Working last summer on a high school field with quarterback Matt Ryan helped Jones make good use of his free time during the lockout, though it hardly gave him a clear understanding of what to expect in his first season.
“I don’t think I did that great last year,” Jones said. “I started coming on at the end because me and Matt started getting our timing down and everything. I felt real good with the offense.”
Jones showed flashes of his talent early in the season, but was slowed by injuries.
Now that they’ve had a full season together, Jones expects Atlanta’s offense to blossom, particularly with tight end Tony Gonzalez returning for likely his final year and Harry Douglas improving as a No. 3 receiver.
“We can be great,” Jones said. “The sky’s the limit. We’ve just got to keep coming out here every day and getting better.”

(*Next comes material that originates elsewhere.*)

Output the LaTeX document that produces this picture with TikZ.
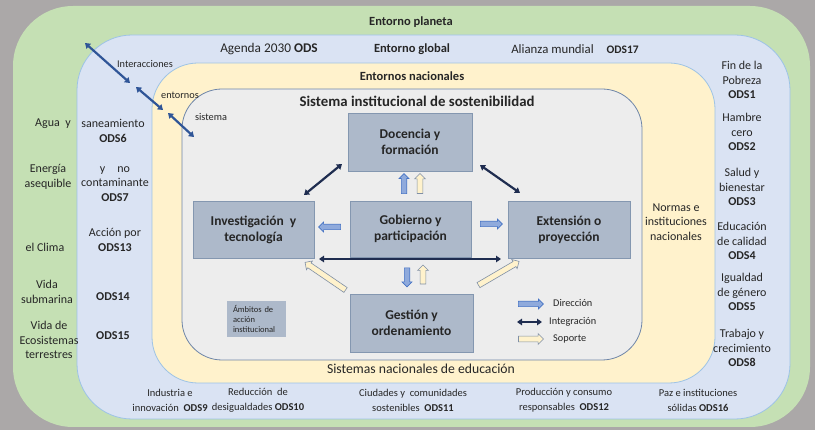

That could happen, but Falcons coach Mike Smith is pleased that White is working to improve his route running and concentration.
From 2009-11, White’s 30 drops trailed only Brandon Marshall and Wes Welker for most in the NFL.
“There’s going to be drops with the more opportunities you have to catch it,” Smith said. “It’s good that Roddy has taken a good, hard look at what he needs to improve on and that he feels like that’s an area he needs to address.”
Added White: “I talk to Coach, and if he doesn’t like what I’m doing on certain routes, I try to change it up. That’s what I’m doing right now and I’m trying to get better.”